Things are constructs for tracking patterns (and not linguistic, because animals do it) [Ladyman/Ross]
     Full Idea: Individual things are constructs built for second-best tracking of real patterns. They are not necessarily linguistic constructions, since some non-human animals almost certainly cognitively construct them.
     From: J Ladyman / D Ross (Every Thing Must Go [2007], 4.5)
     A reaction: Delighted to see animals making an appearance. Fans of language-based metaphysics please note. If they are fictional constructs, why do they do such a good job of tracking? What generates the 'superficial' appearance that there are objects?
Ordinary objects may be not indispensable, but they are nearly unavoidable [Thomasson]
     Full Idea: I do not argue that ordinary objects are indispensable, but rather that they are (nearly) unavoidable.
     From: Amie L. Thomasson (Ordinary Objects [2007], 09)
     A reaction: Disappointing, given the blurb and title of the book, but put in those terms it will be hard to disagree. Clearly ordinary objects figure in the most useful way for us to talk. I wonder whether we have a clear ontology of 'simples' in which they vanish.

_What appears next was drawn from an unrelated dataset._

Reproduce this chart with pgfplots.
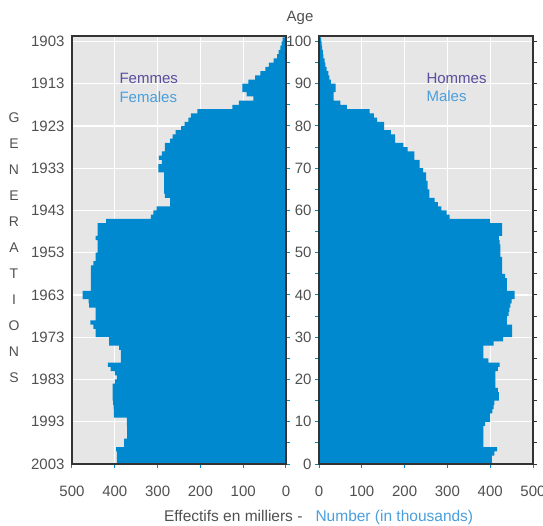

The simple existence conditions for objects are established by our practices, and are met [Thomasson]
     Full Idea: The existence conditions for ordinary objects are established by our practices, and they are quite minimal, so it is rather obvious that they are fulfilled, and so there are such things.
     From: Amie L. Thomasson (Ordinary Objects [2007], 09.3)
     A reaction: This is one of her main arguments. The same argument would have worked for witches or ghosts in certain cultures.
If objects are property bundles, the properties need combining powers [Williams,NE]
     Full Idea: If objects are bundles of properties …they must be robust enough to enter into building relations with one another such that they can form objects.
     From: Neil E. Williams (The Powers Metaphysics [2019], 01.5)
     A reaction: A very nice point. The Humean bundle view of objects just seems to take properties to be 'impressions' or verbal predicates, but they must have causal powers to be a grounding for ontology.
Compound objects are processes, insofar as change is essential to them [Ingthorsson]
     Full Idea: Compound objects are to be considered processes, if by ‘process’ we mean any entity for which change is essential for its continued existence.
     From: R.D. Ingthorsson (A Powerful Particulars View of Causation [2021], 7)
     A reaction: This doesn't seem to matter much, except to challenge those who say that reality consists of processes, and therefore not of substances.